Matthew Topol - 00:06:23
Nowadays, the primary thing you're gonna be doing is shoving that into data frames, which are column oriented. So you avoid copies and transposes on both sides and everything becomes massively faster.
It's specification, you have zero copy data movement from the Arrow C interface. You make a BI compatible releases, and we have a bunch of drivers currently already open source. Snowflake, DuckDB implement the interface, BigQuery, Postgres, SQLite all have ADBC open source drivers that you can go see. The whole thing is versioned, and we have bindings in a large number of languages already.
At its core, it's a header file, a C interface. It's vendor neutral, column oriented. If your system already returns Arrow, like Snowflake or DuckDB already do, then it is a significant performance improvement.
Matthew Topol - 00:07:40
If you're familiar with Flight SQL, you might be wondering what's the difference here? Where does ADBC complement Flight SQL? The point is that it is the client side API as opposed to Flight SQL being the protocol.

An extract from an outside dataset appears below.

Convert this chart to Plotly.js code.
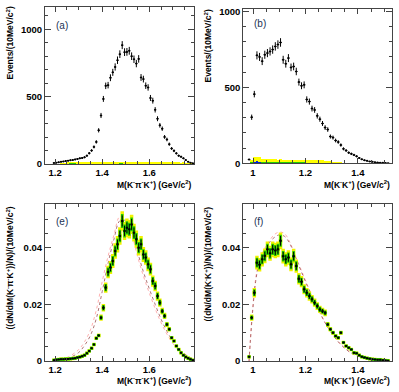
<!DOCTYPE html>
<html>
<head>
<meta charset="utf-8">
<script src="https://cdn.plot.ly/plotly-3.0.1.min.js"></script>
<style>
  html, body { margin: 0; padding: 0; background: #fff; }
  #chart { width: 399px; height: 392px; }
</style>
</head>
<body>
<div id="chart"></div>
<script>
// bin centres, 10 MeV bins
const massKpiK = [1.195,1.205,1.215,1.225,1.235,1.245,1.255,1.265,1.275,1.285,1.295,1.305,1.315,1.325,1.335,1.345,1.355,1.365,1.375,1.385,
  1.395,1.405,1.415,1.425,1.435,1.445,1.455,1.465,1.475,1.485,1.495,1.505,1.515,1.525,1.535,1.545,1.555,1.565,1.575,1.585,
  1.595,1.605,1.615,1.625,1.635,1.645,1.655,1.665,1.675,1.685,1.695,1.705,1.715,1.725,1.735,1.745,1.755,1.765,1.775,1.785];
const massKK = [0.985,0.995,1.005,1.015,1.025,1.035,1.045,1.055,1.065,1.075,1.085,1.095,1.105,1.115,1.125,1.135,1.145,1.155,
  1.165,1.175,1.185,1.195,1.205,1.215,1.225,1.235,1.245,1.255,1.265,1.275,1.285,1.295,1.305,1.315,1.325,1.335,1.345,1.355,
  1.365,1.375,1.385,1.395,1.405,1.415,1.425,1.435,1.445,1.455,1.465,1.475,1.485,1.495,1.505,1.515];

// (a) events per bin
const eventsA = [8,10,13,16,19,22,25,28,30,34,38,42,45,50,62,80,100,127,164,250,
  360,483,580,585,640,680,720,770,815,882,830,832,840,800,777,745,780,642,630,581,
  568,490,470,402,336,287,262,201,182,147,115,98,79,62,54,42,29,17,10,5];
const yellowA = [0,0,0,5,8,10,12,12,13,14,14,15,14,15,13,14,15,14,13,15,
  14,15,16,15,14,16,15,14,15,16,15,14,15,15,14,16,15,14,13,15,
  14,15,14,13,14,15,13,14,12,13,14,12,13,12,11,12,10,9,8,5];
const greenA = [0,0,0,0,0,0,0,4,6,5,0,0,0,0,0,0,0,0,0,0,
  0,0,0,0,0,0,0,0,5,6,0,0,0,0,0,0,0,0,0,0,
  0,0,0,0,0,0,0,0,0,0,0,0,0,0,0,0,0,0,0,0];

// (b) events per bin
const eventsB = [25,303,455,710,700,672,714,725,736,748,769,781,795,681,655,692,631,637,
  604,534,510,516,420,406,360,351,312,290,262,235,222,176,169,150,140,120,95,84,
  70,62,55,46,35,26,20,16,12,10,7,5,4,3,2,1];
const yellowB = [0,20,44,44,40,30,28,27,28,26,27,25,26,24,25,23,24,22,
  24,22,23,24,22,24,22,23,21,22,20,18,15,12,10,9,8,6,4,0,
  0,0,0,0,0,0,0,0,0,0,0,0,0,0,0,0];
const greenB = [0,8,10,11,10,10,10,9,10,10,9,10,10,9,10,9,10,9,
  9,10,9,8,0,0,0,0,0,0,0,0,0,0,0,0,0,0,0,0,
  0,0,0,0,0,0,0,0,0,0,0,0,0,0,0,0];
const blueB = [0,0,10,12,8,0,0,0,0,0,0,0,0,0,0,0,0,0,
  0,0,0,0,0,0,0,0,0,0,0,0,0,0,0,0,0,0,0,0,
  0,0,0,0,0,0,0,0,0,0,0,0,0,0,0,0];

// (e) normalised spectrum
const fracE = [0.0003,0.0004,0.0005,0.0006,0.0006,0.0007,0.0007,0.0008,0.0009,0.0010,0.0012,0.0014,0.0017,0.0020,0.0027,0.0035,0.0045,0.0058,0.0080,0.0090,
  0.0153,0.0188,0.0259,0.0314,0.0330,0.0353,0.0388,0.0412,0.0441,0.0494,0.0459,0.0470,0.0465,0.0482,0.0453,0.0430,0.0400,0.0412,0.0376,0.0365,
  0.0341,0.0324,0.0282,0.0265,0.0229,0.0206,0.0176,0.0159,0.0129,0.0112,0.0082,0.0071,0.0053,0.0041,0.0029,0.0020,0.0014,0.0010,0.0006,0.0003];
const curveMassE = [1.20,1.25,1.30,1.325,1.35,1.375,1.40,1.425,1.45,1.475,1.50,1.525,1.55,1.575,1.60,1.625,1.65,1.675,1.70,1.725,1.75,1.775,1.79];
const mcPinkE = [0.0002,0.0012,0.0040,0.0068,0.0110,0.0180,0.0280,0.0370,0.0445,0.0510,0.0500,0.0450,0.0370,0.0300,0.0240,0.0185,0.0135,0.0095,0.0062,0.0038,0.0022,0.0010,0.0004];
const mcDarkE = [0.0001,0.0008,0.0030,0.0055,0.0090,0.0150,0.0245,0.0345,0.0430,0.0495,0.0495,0.0455,0.0385,0.0315,0.0255,0.0200,0.0148,0.0105,0.0070,0.0043,0.0025,0.0011,0.0004];

// (f) normalised spectrum
const fracF = [0.0015,0.0153,0.0241,0.0347,0.0340,0.0359,0.0371,0.0394,0.0380,0.0394,0.0390,0.0394,0.0424,0.0370,0.0359,0.0365,0.0341,0.0370,
  0.0335,0.0290,0.0280,0.0253,0.0241,0.0229,0.0218,0.0206,0.0194,0.0182,0.0176,0.0170,0.0129,0.0112,0.0100,0.0088,0.0082,0.0100,0.0065,0.0053,
  0.0047,0.0041,0.0029,0.0027,0.0020,0.0015,0.0012,0.0010,0.0008,0.0006,0.0005,0.0004,0.0004,0.0003,0.0002,0.0001];
const curveMassF = [0.985,0.99,1.0,1.01,1.02,1.04,1.06,1.08,1.10,1.12,1.14,1.16,1.18,1.20,1.225,1.25,1.275,1.30,1.325,1.35,1.375,1.40,1.45,1.50];
const mcPinkF = [0,0.008,0.020,0.029,0.034,0.039,0.042,0.0445,0.0455,0.045,0.042,0.0375,0.033,0.0285,0.023,0.018,0.0135,0.0098,0.0068,0.0045,0.0028,0.0017,0.0006,0.0001];
const mcDarkF = [0,0.007,0.019,0.028,0.033,0.038,0.0415,0.0435,0.0445,0.044,0.0415,0.037,0.0325,0.028,0.0228,0.018,0.0135,0.0098,0.0068,0.0045,0.0028,0.0017,0.0006,0.0001];

const W = 399, H = 392;
const px = v => v / W;
const py = v => 1 - v / H;

function bars(x, y, color, xa, ya) {
  return { type: "bar", x, y, xaxis: xa, yaxis: ya, width: 0.01, marker: { color, line: { width: 0 } }, hoverinfo: "skip" };
}

function counts(x, y, xa, ya) {
  return {
    type: "scatter", mode: "markers", x, y, xaxis: xa, yaxis: ya,
    marker: { color: "#000", size: 2 },
    error_y: { type: "sqrt", color: "#000", thickness: 1, width: 0 },
    error_x: { type: "constant", value: 0.005, color: "#000", thickness: 1, width: 0 }
  };
}

function normalised(x, y, xa, ya) {
  return [
    { type: "scatter", mode: "markers", x, y, xaxis: xa, yaxis: ya,
      marker: { color: "#f2f200", size: 3.5, symbol: "square" },
      error_y: { type: "percent", value: 7, color: "#f2f200", thickness: 3.5, width: 0 } },
    { type: "scatter", mode: "markers", x, y, xaxis: xa, yaxis: ya,
      marker: { color: "#22cc00", size: 3, symbol: "square" },
      error_y: { type: "percent", value: 5, color: "#22cc00", thickness: 2.5, width: 0 } },
    { type: "scatter", mode: "markers", x, y, xaxis: xa, yaxis: ya,
      marker: { color: "#000", size: 2, symbol: "square" },
      error_y: { type: "percent", value: 4, color: "#000", thickness: 1, width: 0 },
      error_x: { type: "constant", value: 0.005, color: "#000", thickness: 1, width: 0 } }
  ];
}

function curve(x, y, color, xa, ya) {
  return { type: "scatter", mode: "lines", x, y, xaxis: xa, yaxis: ya,
    line: { color, width: 0.8, dash: "dot", shape: "spline" } };
}

const traces = [
  bars(massKpiK, yellowA, "#ffff00", "x", "y"),
  bars(massKpiK, greenA, "#22cc00", "x", "y"),
  counts(massKpiK, eventsA, "x", "y"),

  bars(massKK, yellowB, "#ffff00", "x2", "y2"),
  bars(massKK, greenB, "#22cc00", "x2", "y2"),
  bars(massKK, blueB, "#0022dd", "x2", "y2"),
  counts(massKK, eventsB, "x2", "y2"),

  curve(curveMassE, mcPinkE, "#ff9a9a", "x3", "y3"),
  curve(curveMassE, mcDarkE, "#9a5050", "x3", "y3"),
  ...normalised(massKpiK, fracE, "x3", "y3"),

  curve(curveMassF, mcPinkF, "#ff9a9a", "x4", "y4"),
  curve(curveMassF, mcDarkF, "#9a5050", "x4", "y4"),
  ...normalised(massKK, fracF, "x4", "y4")
];

const tickFont = { family: "Liberation Sans, Arial, sans-serif", size: 9.5, color: "#000", weight: "bold" };

function xAxis(domain, range, anchor) {
  return {
    domain, range, anchor, dtick: 0.2, tick0: 0,
    ticks: "inside", ticklen: 5, tickwidth: 1, tickcolor: "#444",
    minor: { dtick: 0.05, ticks: "inside", ticklen: 3, tickcolor: "#444" },
    showline: true, mirror: "ticks", linecolor: "#444", linewidth: 1,
    showgrid: false, zeroline: false, tickfont: tickFont, fixedrange: true
  };
}

function yAxis(domain, range, anchor, dtick, minor) {
  return {
    domain, range, anchor, dtick,
    ticks: "inside", ticklen: 6, tickwidth: 1, tickcolor: "#444",
    minor: { dtick: minor, ticks: "inside", ticklen: 3, tickcolor: "#444" },
    showline: true, mirror: "ticks", linecolor: "#444", linewidth: 1,
    showgrid: false, zeroline: false, tickfont: tickFont, fixedrange: true
  };
}

const leftX = [px(45), px(194)];
const rightX = [px(243.3), px(392)];
const topY = [py(164), py(7)];
const topYb = [py(163.3), py(9)];
const botY = [py(361), py(204.3)];

const titleFont = { family: "Liberation Sans, Arial, sans-serif", size: 8.5, color: "#000", weight: "bold" };
const labelFont = { family: "Liberation Sans, Arial, sans-serif", size: 10, color: "#223355" };

const kpik = "M(K<sup>-</sup>π<sup>-</sup>K<sup>+</sup>) (GeV/c<sup>2</sup>)";
const kk = "M(K<sup>-</sup>K<sup>+</sup>) (GeV/c<sup>2</sup>)";

const annotations = [
  { text: kpik, x: px(194), y: py(184), xanchor: "right", yanchor: "middle" },
  { text: kk, x: px(392), y: py(184), xanchor: "right", yanchor: "middle" },
  { text: kpik, x: px(194), y: py(380), xanchor: "right", yanchor: "middle" },
  { text: kk, x: px(392), y: py(380), xanchor: "right", yanchor: "middle" },
  { text: "Events/(10MeV/c<sup>2</sup>)", x: px(10), y: py(5), xanchor: "center", yanchor: "top", textangle: -90 },
  { text: "Events/(10MeV/c<sup>2</sup>)", x: px(208), y: py(8), xanchor: "center", yanchor: "top", textangle: -90 },
  { text: "((dN/dM(K<sup>-</sup>π<sup>-</sup>K<sup>+</sup>))/N)/(10MeV/c<sup>2</sup>)", x: px(10), y: py(205), xanchor: "center", yanchor: "top", textangle: -90 },
  { text: "((dN/dM(K<sup>-</sup>K<sup>+</sup>))/N)/(10MeV/c<sup>2</sup>)", x: px(208), y: py(205), xanchor: "center", yanchor: "top", textangle: -90 }
].map(a => ({ ...a, xref: "paper", yref: "paper", showarrow: false, font: titleFont }));

[["(a)", 54, 25], ["(b)", 252, 24], ["(e)", 54, 221], ["(f)", 252, 221]].forEach(([t, x, y]) => {
  annotations.push({ text: t, x: px(x), y: py(y), xref: "paper", yref: "paper", xanchor: "left", yanchor: "middle", showarrow: false, font: labelFont });
});

const layout = {
  width: W, height: H,
  margin: { l: 0, r: 0, t: 0, b: 0 },
  paper_bgcolor: "#fff", plot_bgcolor: "#fff",
  showlegend: false, barmode: "overlay", bargap: 0,
  xaxis: xAxis(leftX, [1.157, 1.79], "y"),
  yaxis: yAxis(topY, [0, 1165], "x", 500, 100),
  xaxis2: xAxis(rightX, [0.963, 1.53], "y2"),
  yaxis2: yAxis(topYb, [0, 1015], "x2", 500, 100),
  xaxis3: xAxis(leftX, [1.157, 1.79], "y3"),
  yaxis3: yAxis(botY, [0, 0.0553], "x3", 0.02, 0.005),
  xaxis4: xAxis(rightX, [0.963, 1.53], "y4"),
  yaxis4: yAxis(botY, [0, 0.0553], "x4", 0.02, 0.005),
  annotations
};

Plotly.newPlot("chart", traces, layout, { displayModeBar: false, staticPlot: true });
</script>
</body>
</html>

Just to give a quick example of the performance benefits we're seeing here: DuckDB implements the ADBC interface, they benchmark their ODBC driver versus their ADBC interface. Remember local data, which means there's no network collaboration here, no network traffic confounding this benchmark. That difference in time here is purely the difference of that copy and convert.
Matthew Topol - 00:08:08
If you want more information, go see the docs. Check out my book, the second edition has a whole chapter on ADBC. Check out everything for columnar. We're building out ADBC drivers and new connectors for everything we can to improve performance everywhere that needs connectivity to databases.
So, wow, I managed.
Adam - 00:08:33
Did it. I think you did it.
Matthew Topol - 00:08:36
Woo. I have never done that talk that fast.
Adam - 00:08:39
It was excellent. I'm sure folks would have tons of questions had we had time for those. Matt, thank you very much for sticking with us. I am very excited to be reading your book. I already saw it on your LinkedIn when I was researching. I was like, I think this is exactly the kind of book that I want to read. So, man, thanks again.